Unilever Plc experienced a significant increase of product sales in 2017. The company was able to achieve these results because of its ability to conform to changing consumer preferences through product innovation and strengthening emerging markets.
During 2017, the company brought in a net profit of €6.5 billion (USD $8.1 billion), which is a 17 percent increase in profits compared to the previous year. Total sales for the year reached €53.7 billion ($67 billion), a two percent increase from 2016.
“We have delivered a good all-round performance with competitive growth, including an innovation-led improvement in volumes in the fourth quarter, and substantially increased margin, earnings and cash flow,” said Paul Polman, CEO of Unilever. “This puts us well on track to deliver toward the strategic objectives set out for 2020 and demonstrates the progress we have made in transforming Unilever into a more resilient and more agile business.”
Polman mentioned the acceleration of Unilever’s “connected 4 growth” program which was first introduced in 2016. He also highlighted the company’s efforts to diversify its portfolio of product offerings through innovation. The eleven acquisitions that Unilever completed over 2017 were also highlighted as key drivers for the company’s increase in profits last year.
“All of this is making Unilever increasingly competitive in light of fast-changing consumer and technology trends,” he concluded.
New product launches such as Hellmann’s Organic Mayonnaise, Knorr Natural and calorie-wise Magnum and Breyers ice cream pints have been seeing a lot of success in the growing millennial market.

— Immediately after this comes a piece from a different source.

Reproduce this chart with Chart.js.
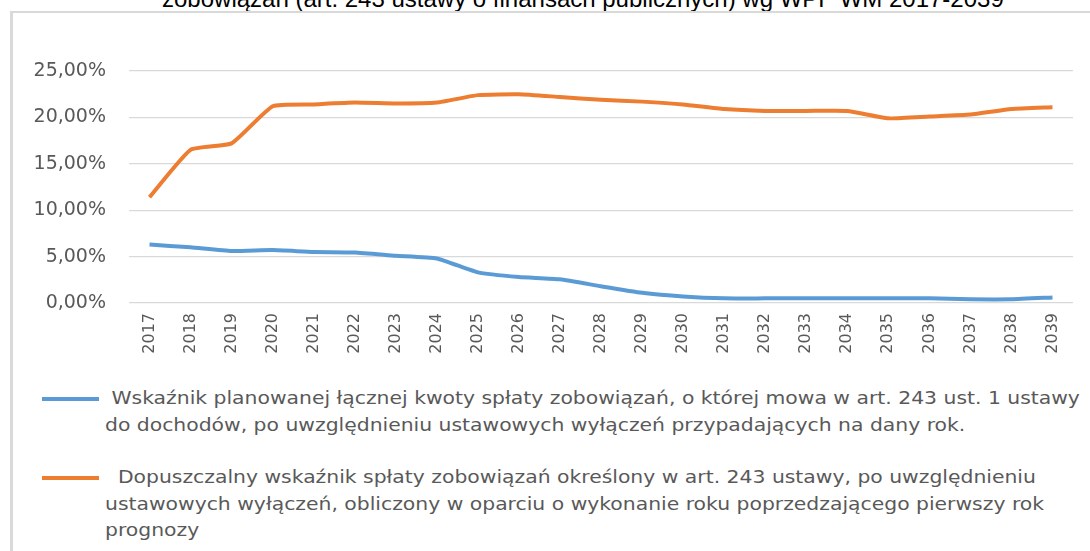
<!DOCTYPE html>
<html>
<head>
<meta charset="utf-8">
<script src="https://cdn.jsdelivr.net/npm/chart.js@4/dist/chart.umd.min.js"></script>
<style>
  body { margin: 0; width: 1090px; height: 551px; overflow: hidden; background: #fff; position: relative; }
  #title { position: absolute; top: -15px; left: 162px; text-align: left;
           font: 24px "Liberation Sans", Arial, sans-serif; color: #000; white-space: nowrap; }
  #frame { position: absolute; left: 10px; top: 11px; width: 1100px; height: 600px;
           border-left: 3px solid #d9d9d9; border-top: 2px solid #d9d9d9; }
  #wrap { position: absolute; left: 0; top: 0; width: 1090px; height: 370px; }
  .swatch { position: absolute; left: 42px; width: 57px; height: 4px; }
  .txt { position: absolute; left: 105px; font: 18px "DejaVu Sans", sans-serif; color: #595959;
         line-height: 26.5px; white-space: pre; transform: scaleX(1.13); transform-origin: 0 0; }
</style>
</head>
<body>
<div id="title">zobowiązań (art. 243 ustawy o finansach publicznych) wg WPF WM 2017-2039</div>
<div id="frame"></div>
<div id="wrap"><canvas id="myLineChart"></canvas></div>
<div id="legend"></div>
<script>
// data
var years = ["2017", "2018", "2019", "2020", "2021", "2022", "2023", "2024", "2025", "2026", "2027", "2028",
  "2029", "2030", "2031", "2032", "2033", "2034", "2035", "2036", "2037", "2038", "2039"];

var wskaznikPlanowany = [6.3, 6.0, 5.6, 5.7, 5.5, 5.45, 5.1, 4.8, 3.3, 2.8, 2.55, 1.8,
  1.1, 0.7, 0.5, 0.5, 0.5, 0.5, 0.5, 0.5, 0.4, 0.4, 0.6];

var wskaznikDopuszczalny = [11.4, 16.5, 17.2, 21.2, 21.4, 21.6, 21.5, 21.6, 22.4, 22.5, 22.2, 21.9,
  21.7, 21.4, 20.9, 20.7, 20.7, 20.7, 19.9, 20.1, 20.3, 20.9, 21.1];

var yTicks = [0, 5, 10, 15, 20, 25];

var legendBlue = [" Wskaźnik planowanej łącznej kwoty spłaty zobowiązań, o której mowa w art. 243 ust. 1 ustawy",
  "do dochodów, po uwzględnieniu ustawowych wyłączeń przypadających na dany rok."];
var legendOrange = ["  Dopuszczalny wskaźnik spłaty zobowiązań określony w art. 243 ustawy, po uwzględnieniu",
  "ustawowych wyłączeń, obliczony w oparciu o wykonanie roku poprzedzającego pierwszy rok",
  "prognozy"];

var blue = "#5b9bd5";
var orange = "#ed7d31";

var ctx = document.getElementById("myLineChart");
var myLineChart = new Chart(ctx, {
  type: "line",
  data: {
    labels: years,
    datasets: [
      {
        label: legendBlue.join(" "),
        legendLines: legendBlue,
        data: wskaznikPlanowany,
        borderColor: blue,
        backgroundColor: blue,
        borderWidth: 4,
        pointRadius: 0,
        tension: 0.15
      },
      {
        label: legendOrange.join(" "),
        legendLines: legendOrange,
        data: wskaznikDopuszczalny,
        borderColor: orange,
        backgroundColor: orange,
        borderWidth: 4,
        pointRadius: 0,
        tension: 0.15
      }
    ]
  },
  options: {
    responsive: true,
    maintainAspectRatio: false,
    animation: false,
    layout: { padding: { left: 0, right: 17, top: 71, bottom: 0 } },
    plugins: {
      legend: { display: false },
      tooltip: { enabled: false }
    },
    scales: {
      x: {
        offset: true,
        grid: { display: false, drawTicks: false },
        border: { display: false },
        ticks: {
          color: "#595959",
          font: { family: "DejaVu Sans", size: 16 },
          minRotation: 90,
          maxRotation: 90,
          padding: 10,
          autoSkip: false
        },
        afterFit: function(scale) { scale.height = 67; }
      },
      y: {
        min: 0,
        max: 25,
        afterBuildTicks: function(scale) {
          scale.ticks = yTicks.map(function(v) { return { value: v }; });
        },
        grid: { color: "#d9d9d9", lineWidth: 1.3, drawTicks: false },
        border: { display: false },
        ticks: {
          color: "#595959",
          font: { family: "DejaVu Sans", size: 19 },
          padding: 23,
          callback: function(v) { return v.toFixed(2).replace(".", ",") + "%"; }
        },
        afterFit: function(scale) { scale.width = 129; }
      }
    }
  }
});

// html legend, built from the datasets
var tops = [385, 464];
var swatchTops = [397, 476];
var legendEl = document.getElementById("legend");
myLineChart.data.datasets.forEach(function(ds, i) {
  var sw = document.createElement("div");
  sw.className = "swatch";
  sw.style.top = swatchTops[i] + "px";
  sw.style.background = ds.borderColor;
  var txt = document.createElement("div");
  txt.className = "txt";
  txt.style.top = tops[i] + "px";
  txt.textContent = ds.legendLines.join("\n");
  legendEl.appendChild(sw);
  legendEl.appendChild(txt);
});
</script>
</body>
</html>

“We increasingly see the consumers, particularly millennials, are looking for brands that serve a positive social purpose beyond pure product functionality. And the trends for more natural, organic, free-from authentic products is only accelerating.”
Polman identified digital growth as a key driver in assessing consumer markets globally and locally.
“One of the biggest opportunities, obviously, is leveraging digital, giving a new way of consumers to interact with our brands in real time,” he said. “Our global, local footprint means we can leverage technologies at scale, whilst pairing these with local insights in a connected and agile way, and that’s driving many of our brands.”
By developing local and global divisions for market insight and product launches, the company was able to focus on these regions and deliver strategic product innovations for specific consumer demographics. This was what helped the company identify food trends locally, nationally and globally.
Polman expects more growth for the company in 2018. Unilever’s management has forecasted sales growth to be between three to five percent this year.
“We expect this to include a greater contribution from volume than in 2017 and lower price growth, particularly in the first part of the year,” he said. “And we expect continued progress toward our 2020 underlying operating margin of 20%, fueled by our savings program.”